The Main Line and its surrounding suburbs are experiencing a pizza renaissance, as dough-slinging chefs with sharp skill sets are lining up to specialize in authentic brick and wood-fired pies. With the recent pizza boom well deserving of your attention, we’re lining up the newcomers’ slices below.
It started with veteran restaurateur Scott Morrison. Morrison, aside co-owner Vince Schiavone, was on a mission to bring proper pizza to the Main Line when he introduced their fine-tuned pizza joint and suburban trattoria to Devon in early July, identified as Avero Craft Pizzeria. A mix of authentic and inventive pies define the menu, baking in a copper-clad, wood-burning oven. The carefully crafted tartufo pizza deserves time in the limelight, due to its layers of farmhouse cheddar, black truffle and fresh mozzarella, finished with a locally sourced egg cracked on top as it bubbles in the oven.

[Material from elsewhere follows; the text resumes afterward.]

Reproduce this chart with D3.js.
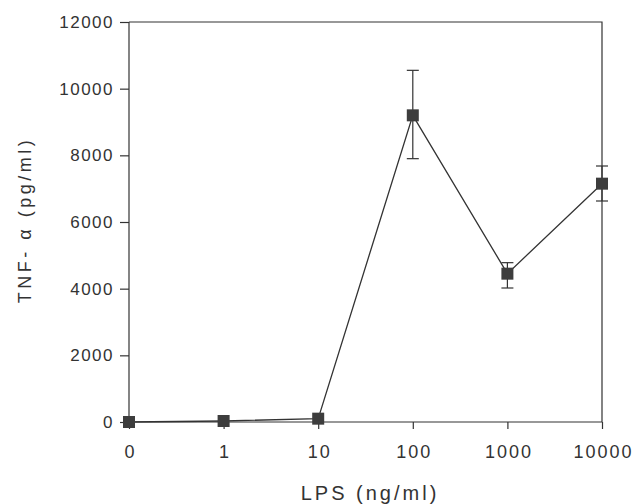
<!DOCTYPE html>
<html>
<head>
<meta charset="utf-8">
<script src="https://cdn.jsdelivr.net/npm/d3@7"></script>
<style>
  body { margin: 0; background: #fff; }
  svg text { font-family: "Liberation Sans", Arial, sans-serif; fill: #333; }
</style>
</head>
<body>
<svg id="chart" width="636" height="504"></svg>
<script>
// LPS dose (ng/ml) categories, TNF-alpha mean and error bar ends (pg/ml)
var doses = ["0", "1", "10", "100", "1000", "10000"];
var tnf = [0, 30, 100, 9200, 4450, 7150];
var errHigh = [null, null, null, 10550, 4780, 7680];
var errLow = [null, null, null, 7900, 4020, 6630];
var yTicks = [0, 2000, 4000, 6000, 8000, 10000, 12000];

var svg = d3.select("#chart");
var margin = { left: 129, right: 34, top: 22, bottom: 82 };
var width = 636 - margin.left - margin.right,
    height = 504 - margin.top - margin.bottom;
var ink = "#333";

var g = svg.append("g").attr("transform", "translate(" + margin.left + "," + margin.top + ")");

var x = d3.scalePoint().domain(doses).range([0, width]);
var y = d3.scaleLinear().domain([0, 12000]).range([height, 0]);

// frame (top and right)
g.append("path")
    .attr("d", "M0,0H" + width + "V" + height)
    .attr("fill", "none").attr("stroke", ink).attr("stroke-width", 1.2);

var yAxis = g.append("g")
    .call(d3.axisLeft(y).tickValues(yTicks).tickSize(9).tickPadding(6).tickFormat(d3.format("d")));
var xAxis = g.append("g")
    .attr("transform", "translate(0," + height + ")")
    .call(d3.axisBottom(x).tickSize(7).tickPadding(16));

[yAxis, xAxis].forEach(function (a) {
    a.selectAll("path, line").attr("stroke", ink).attr("stroke-width", 1.2);
    a.selectAll("text").attr("fill", ink);
});
yAxis.selectAll("text").style("font-size", "17px").style("letter-spacing", "1.5px");
xAxis.selectAll("text").style("font-size", "18px").style("letter-spacing", "2px")
    .attr("dx", "1px");
xAxis.select(".domain").attr("d", "M0,0H" + width);
yAxis.select(".domain").attr("d", "M0,0V" + height);

// axis titles
svg.append("text")
    .attr("x", 370)
    .attr("y", 500)
    .attr("text-anchor", "middle")
    .style("font-size", "20px")
    .style("letter-spacing", "3px")
    .text("LPS (ng/ml)");
svg.append("text")
    .attr("transform", "translate(31," + (margin.top + 198) + ") rotate(-90)")
    .attr("text-anchor", "middle")
    .style("font-size", "18px")
    .style("letter-spacing", "3.5px")
    .text("TNF- \u03b1  (pg/ml)");

var pts = doses.map(function (d, i) {
    return { dose: d, v: tnf[i], hi: errHigh[i], lo: errLow[i] };
});

// error bars
var eb = g.selectAll(".err").data(pts.filter(function (p) { return p.hi !== null; }))
    .enter().append("g").attr("class", "err")
    .attr("stroke", ink).attr("stroke-width", 1.2);
eb.append("line")
    .attr("x1", function (p) { return x(p.dose); })
    .attr("x2", function (p) { return x(p.dose); })
    .attr("y1", function (p) { return y(p.hi); })
    .attr("y2", function (p) { return y(p.lo); });
eb.selectAll(".cap").data(function (p) { return [[p.dose, p.hi], [p.dose, p.lo]]; })
    .enter().append("line")
    .attr("x1", function (c) { return x(c[0]) - 6; })
    .attr("x2", function (c) { return x(c[0]) + 6; })
    .attr("y1", function (c) { return y(c[1]); })
    .attr("y2", function (c) { return y(c[1]); });

// connecting line
g.append("path")
    .datum(pts)
    .attr("fill", "none").attr("stroke", ink).attr("stroke-width", 1.3)
    .attr("d", d3.line().x(function (p) { return x(p.dose); }).y(function (p) { return y(p.v); }));

// square markers
var s = 12;
g.selectAll(".pt").data(pts).enter().append("rect")
    .attr("class", "pt")
    .attr("x", function (p) { return x(p.dose) - s / 2; })
    .attr("y", function (p) { return y(p.v) - s / 2; })
    .attr("width", s).attr("height", s)
    .attr("fill", "#3d3d3d");
</script>
</body>
</html>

Then, Dave Magrogan teamed up with chef Anthony DiPascale to introduce his newest concept Stella Rossa to Downingtown in early August, which sets out to be an approachable Italian bistro with sexy twists. Seasonally changing, wood-fired Neapolitan pizzas are broad strokes of the food menu, which includes combinations like the Gaetano (broccoli rabe, house-made sausage, asiago), the Meta e Meta (half pizza, half stromboli), and the Vesuvio, with long-hot pepper pesto.
Next came Bar Lucca in mid-September, Brian Pieri’s second Conshohocken-based restaurant that featured an approachable Italian concept specializing in rustic brick-oven pies like the Margherita, the mortadella, and the aglio (garlic aioli, broccoli rabe, coppa).
Just last week, Frank Nattle of Phoenixville’s Vecchia Pizzeria confirmed that he intends to set up his second parlour on the Main Line, prepping to unleash a focused menu of wood-fired Neapolitan-style pies out of the Suburban Times building, next door to Great American Pub (134 N. Wayne Ave.). At his premiere location, everything comes straight from Naples, Italy: the flour, the buffalo mozzarella, the San Marzano tomatoes, even the wood-fired oven, which is made out of Mount Vesuvius stone. You can expect the same authentic touches at his coming-soon second spot.
And, just as Nattle stated that his second location is “very real,” the father and son team behind Andorra Shopping Center’s pizzeria, DiMeo’s, announced that they were expanding in downtown Wayne too—at 133 N. Wayne Ave. Restaurateur Scott Stein partners with the DiMeos for the coming-soon restaurant, which will be identified as Mozzeria and arrive spring 2014 as an osteria-styled BYOB with a strong focus on wood-fired pizzas.